(Charts and diagrams as code)
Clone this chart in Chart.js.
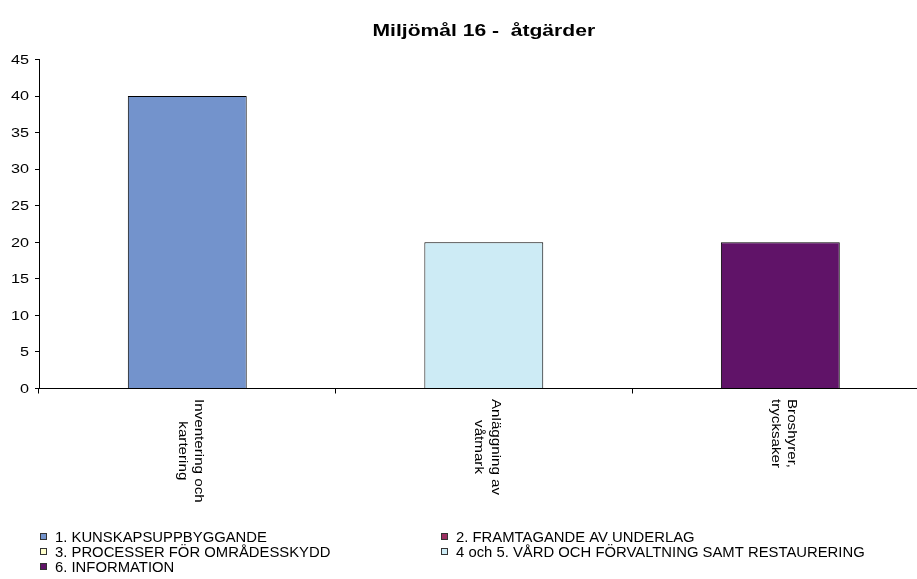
<!DOCTYPE html>
<html>
<head>
<meta charset="utf-8">
<script src="https://cdn.jsdelivr.net/npm/chart.js@4.4.1/dist/chart.umd.min.js"></script>
<style>
  html, body { margin: 0; padding: 0; background: #fff; overflow: hidden; }
  #wrap { position: relative; width: 967px; height: 579px; }
</style>
</head>
<body>
<div id="wrap"><canvas id="c" width="967" height="579"></canvas></div>
<script>
// ---- data ----
const chartTitle = "Miljömål 16 -  åtgärder";
const categories = [["Inventering och", "kartering"], ["Anläggning av", "våtmark"], ["Broshyrer,", "trycksaker"]];
const seriesNames = [
  "1. KUNSKAPSUPPBYGGANDE",
  "2. FRAMTAGANDE AV UNDERLAG",
  "3. PROCESSER FÖR OMRÅDESSKYDD",
  "4 och 5. VÅRD OCH FÖRVALTNING SAMT RESTAURERING",
  "6. INFORMATION"
];
const kunskapsuppbyggande = [40, null, null];
const framtagande = [null, null, null];
const processer = [null, null, null];
const vardForvaltning = [null, 20, null];
const information = [null, null, 20];
const yMin = 0, yMax = 45, yStep = 5;

const seriesColors = ["#7393CC", "#9B2F61", "#FFFFCC", "#CDEBF5", "#601368"];
const seriesValues = [kunskapsuppbyggande, framtagande, processer, vardForvaltning, information];

const FONT = "'Liberation Sans', Arial, sans-serif";

function stretchText(ctx, text, x, y, font, align, baseline, sx) {
  ctx.save();
  ctx.translate(x, y);
  ctx.scale(sx, 1);
  ctx.font = font;
  ctx.textAlign = align;
  ctx.textBaseline = baseline;
  ctx.fillStyle = "#000";
  ctx.fillText(text, 0, 0);
  ctx.restore();
}

const textPlugin = {
  id: "textPlugin",
  afterDraw(chart) {
    const ctx = chart.ctx;
    const area = chart.chartArea;
    const xs = chart.scales.x, ys = chart.scales.y;

    // title
    stretchText(ctx, chartTitle, (area.left + area.right) / 2, 36,
      "bold 17px " + FONT, "center", "alphabetic", 1.24);

    // y tick labels
    const yf = 12;
    ys.ticks.forEach((t, i) => {
      const py = ys.getPixelForTick(i);
      stretchText(ctx, String(t.value), 29, py + 0.358 * yf,
        yf + "px " + FONT, "right", "alphabetic", 1.35);
    });

    // x category labels, rotated clockwise
    const xf = 13.3, pitch = 16.7, sx = 1.14;
    categories.forEach((lines, i) => {
      const cx = xs.getPixelForTick(i) + 3;
      ctx.save();
      ctx.font = xf + "px " + FONT;
      const maxW = Math.max(...lines.map(l => ctx.measureText(l).width));
      ctx.translate(cx, 399);
      ctx.rotate(Math.PI / 2);
      ctx.scale(sx, 1);
      ctx.textAlign = "center";
      ctx.textBaseline = "alphabetic";
      ctx.fillStyle = "#000";
      const n = lines.length;
      lines.forEach((l, j) => {
        const yr = -(((n - 1) / 2) - j) * pitch + 0.253 * xf;
        ctx.fillText(l, maxW / 2, yr);
      });
      ctx.restore();
    });

    // legend (two columns)
    const lf = 14;
    const colX = [40, 441];
    const rowY = [537, 552, 567];
    chart.data.datasets.forEach((ds, i) => {
      const col = i % 2, row = Math.floor(i / 2);
      const mx = colX[col], my = rowY[row];
      ctx.save();
      ctx.fillStyle = ds.backgroundColor;
      ctx.fillRect(mx, my - 4, 7, 7);
      ctx.strokeStyle = "#333";
      ctx.lineWidth = 1;
      ctx.strokeRect(mx + 0.5, my - 3.5, 6, 6);
      ctx.restore();
      stretchText(ctx, ds.label, mx + 15, my + 0.358 * lf, lf + "px " + FONT, "left", "alphabetic", 1.06);
    });
  }
};

new Chart(document.getElementById("c"), {
  type: "bar",
  data: {
    labels: categories,
    datasets: seriesNames.map((name, i) => ({
      label: name,
      data: seriesValues[i],
      backgroundColor: seriesColors[i],
      borderColor: "#000",
      borderWidth: 1,
      categoryPercentage: 1,
      barPercentage: 0.401
    }))
  },
  options: {
    responsive: false,
    animation: false,
    devicePixelRatio: 1,
    layout: { padding: { top: 59.5, left: 0, right: 38.4, bottom: 0 } },
    plugins: {
      legend: { display: false },
      title: { display: false },
      tooltip: { enabled: false }
    },
    scales: {
      x: {
        stacked: true,
        offset: true,
        grid: { display: true, drawOnChartArea: false, drawTicks: true, tickLength: 5, color: "#000", offset: true },
        border: { display: true, color: "#000", width: 1 },
        ticks: { display: false },
        afterFit: s => { s.height = 190.5; }
      },
      y: {
        stacked: true,
        min: yMin,
        max: yMax,
        grid: { display: true, drawOnChartArea: false, drawTicks: true, tickLength: 4, color: "#000" },
        border: { display: true, color: "#000", width: 1 },
        ticks: { stepSize: yStep, display: false },
        afterFit: s => { s.width = 39; }
      }
    }
  },
  plugins: [textPlugin]
});
</script>
</body>
</html>
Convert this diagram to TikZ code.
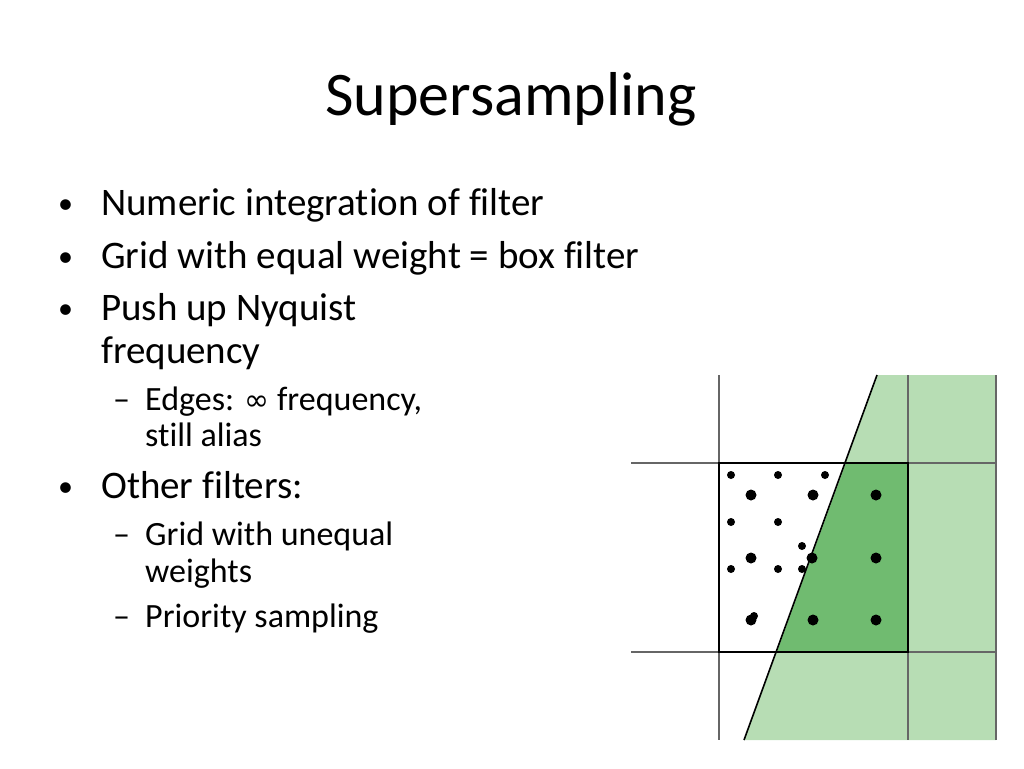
\documentclass[tikz,border=0pt]{standalone}
\usepackage{fontspec}
\setmainfont[Ligatures=NoCommon]{Carlito}
\newfontfamily\symf{DejaVu Sans}
\definecolor{lg}{RGB}{183,221,180}
\definecolor{dg}{RGB}{112,187,112}
\begin{document}
\begin{tikzpicture}[x=1pt,y=-1pt,
  l1/.style={anchor=base west,font=\fontsize{39}{44}\selectfont,inner sep=0},
  bl/.style={anchor=base west,font=\fontsize{30}{36}\selectfont,inner sep=0},
  l2/.style={anchor=base west,font=\fontsize{34}{40}\selectfont,inner sep=0},
  grid/.style={draw=black!60,line width=1.8pt},
  sq/.style={draw=black,line width=1.8pt},
  sd/.style={fill=black,circle,inner sep=0,minimum size=8pt},
  bd/.style={fill=black,circle,inner sep=0,minimum size=11pt}]
\useasboundingbox (0,0) rectangle (1024,768);
\node[anchor=base,font=\fontsize{62}{70}\selectfont,inner sep=0] (title) at (511,115) {Supersampling};
\node[bl] (b1d) at (58,213) {•}; \node[l1] (b1) at (101,215) {Numeric integration of filter};
\node[bl] (b2d) at (58,266) {•}; \node[l1] (b2) at (101,268) {Grid with equal weight = box filter};
\node[bl] (b3d) at (58,318) {•}; \node[l1] (b3) at (101,320) {Push up Nyquist};
\node[l1] (b3b) at (101,363) {frequency};
\node[l2] (s1d) at (113,410) {–}; \node[l2] (s1) at (145,410) {Edges: {\symf\fontsize{30}{36}\selectfont ∞} frequency,};
\node[l2] (s1b) at (145,446) {still alias};
\node[bl] (b4d) at (58,496) {•}; \node[l1] (b4) at (101,498) {Other filters:};
\node[l2] (s2d) at (113,545) {–}; \node[l2] (s2) at (145,545) {Grid with unequal};
\node[l2] (s2b) at (145,582) {weights};
\node[l2] (s3d) at (113,627) {–}; \node[l2] (s3) at (145,627) {Priority sampling};
\fill[lg] (877,375) -- (996,375) -- (996,740) -- (744,740) -- cycle;
\fill[dg] (846,463) -- (908,463) -- (908,652) -- (777,652) -- cycle;
\draw[grid] (719,375) -- (719,740);
\draw[grid] (908,375) -- (908,740);
\draw[grid] (996,375) -- (996,740);
\draw[grid] (631,463) -- (996,463);
\draw[grid] (631,652) -- (996,652);
\draw[sq] (719,463) rectangle (908,652);
\draw[line width=1.6pt] (877,375) -- (744,740);
\foreach \i/\x/\y in {1/731/475,2/778/475,3/825/475,4/731/522,5/778/522,6/731/569,7/778/569,8/802/569,9/802/546,10/754/616}
  \node[sd] (s\i) at (\x,\y) {};
\foreach \i/\x/\y in {1/751/495,2/813/495,3/876/495,4/751/558,5/812/558,6/876/558,7/751/620,8/813/620,9/876/620}
  \node[bd] (d\i) at (\x,\y) {};
\end{tikzpicture}
\end{document}
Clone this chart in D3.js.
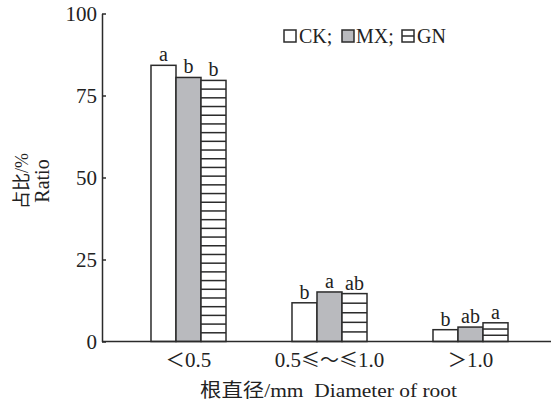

■ **WHAT IS NEEDED**: What is the number of lines in these records that contain "Clone"? Reply with the number only.

■ **RESPONSE TO THE TASK**: 2